Material provided:
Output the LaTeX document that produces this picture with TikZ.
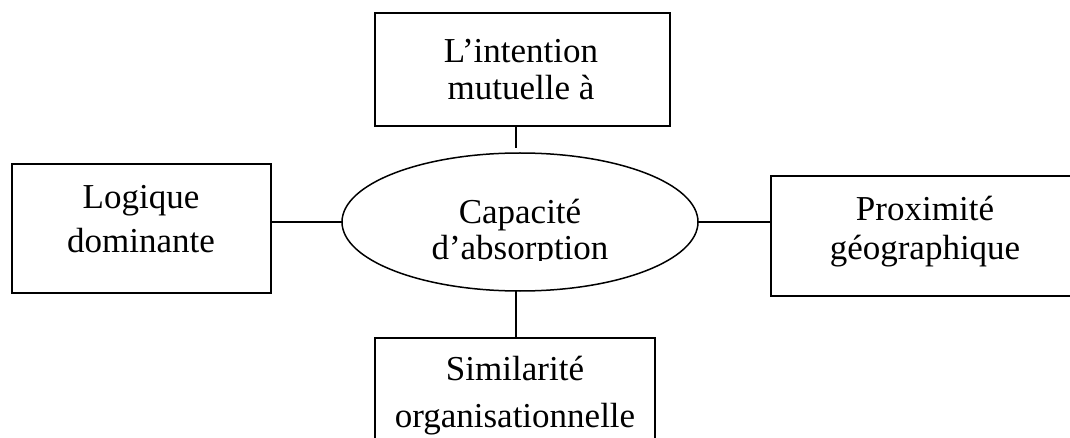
\documentclass[tikz,border=0pt]{standalone}
\usepackage{fontspec}
\setmainfont{Liberation Serif}
\usetikzlibrary{shapes.geometric}
\begin{document}
\begin{tikzpicture}[x=1pt,y=-1pt,
  box/.style={draw,line width=1.6pt,inner sep=0pt,outer sep=0pt,rectangle},
  oval/.style={draw,line width=1.5pt,inner sep=0pt,outer sep=0pt,ellipse},
  txt/.style={anchor=base,inner sep=0pt,font=\fontsize{35}{42}\selectfont},
  conn/.style={line width=1.4pt}]
\useasboundingbox (0,0) rectangle (1070,438);
% boxes
\node[box,minimum width=295pt,minimum height=113pt] (tb) at (522.5,69.5) {};
\node[box,minimum width=259pt,minimum height=129pt] (lb) at (141.5,228.5) {};
\node[box,minimum width=309pt,minimum height=120pt] (rb) at (925.5,236) {};
\node[box,minimum width=280pt,minimum height=132pt] (bb) at (515,404) {};
\node[oval,minimum width=356pt,minimum height=138pt] (el) at (520,222) {};
% texts
\node[txt] (t1) at (521,63) {L’intention};
\node[txt] (t2) at (521,100) {mutuelle à};
\node[txt] (l1) at (141,209) {Logique};
\node[txt] (l2) at (141,252) {dominante};
\node[txt] (r1) at (925,221) {Proximité};
\node[txt] (r2) at (925,260) {géographique};
\node[txt] (b1) at (515,380) {Similarité};
\node[txt] (b2) at (515,427) {organisationnelle};
\node[txt] (c1) at (520,224) {Capacité};
\begin{scope}
  \clip (300,230) rectangle (740,261);
  \node[txt] (c2) at (520,260) {d’absorption};
\end{scope}
% connectors
\coordinate (tt) at (516,148);
\coordinate (bt) at (516,291);
\draw[conn] (tt |- tb.south) -- (tt);
\draw[conn] (bt) -- (bt |- bb.north);
\draw[conn] (el.west) -- (el.west -| lb.east);
\draw[conn] (el.east) -- (el.east -| rb.west);
\end{tikzpicture}
\end{document}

To be done: Skip the pictures, then retype every line above exactly.

Completed task:
Output the LaTeX document that produces this picture with TikZ.
\documentclass[tikz,border=0pt]{standalone}
\usepackage{fontspec}
\setmainfont{Liberation Serif}
\usetikzlibrary{shapes.geometric}
\begin{document}
\begin{tikzpicture}[x=1pt,y=-1pt,
  box/.style={draw,line width=1.6pt,inner sep=0pt,outer sep=0pt,rectangle},
  oval/.style={draw,line width=1.5pt,inner sep=0pt,outer sep=0pt,ellipse},
  txt/.style={anchor=base,inner sep=0pt,font=\fontsize{35}{42}\selectfont},
  conn/.style={line width=1.4pt}]
\useasboundingbox (0,0) rectangle (1070,438);
% boxes
\node[box,minimum width=295pt,minimum height=113pt] (tb) at (522.5,69.5) {};
\node[box,minimum width=259pt,minimum height=129pt] (lb) at (141.5,228.5) {};
\node[box,minimum width=309pt,minimum height=120pt] (rb) at (925.5,236) {};
\node[box,minimum width=280pt,minimum height=132pt] (bb) at (515,404) {};
\node[oval,minimum width=356pt,minimum height=138pt] (el) at (520,222) {};
% texts
\node[txt] (t1) at (521,63) {L’intention};
\node[txt] (t2) at (521,100) {mutuelle à};
\node[txt] (l1) at (141,209) {Logique};
\node[txt] (l2) at (141,252) {dominante};
\node[txt] (r1) at (925,221) {Proximité};
\node[txt] (r2) at (925,260) {géographique};
\node[txt] (b1) at (515,380) {Similarité};
\node[txt] (b2) at (515,427) {organisationnelle};
\node[txt] (c1) at (520,224) {Capacité};
\begin{scope}
  \clip (300,230) rectangle (740,261);
  \node[txt] (c2) at (520,260) {d’absorption};
\end{scope}
% connectors
\coordinate (tt) at (516,148);
\coordinate (bt) at (516,291);
\draw[conn] (tt |- tb.south) -- (tt);
\draw[conn] (bt) -- (bt |- bb.north);
\draw[conn] (el.west) -- (el.west -| lb.east);
\draw[conn] (el.east) -- (el.east -| rb.west);
\end{tikzpicture}
\end{document}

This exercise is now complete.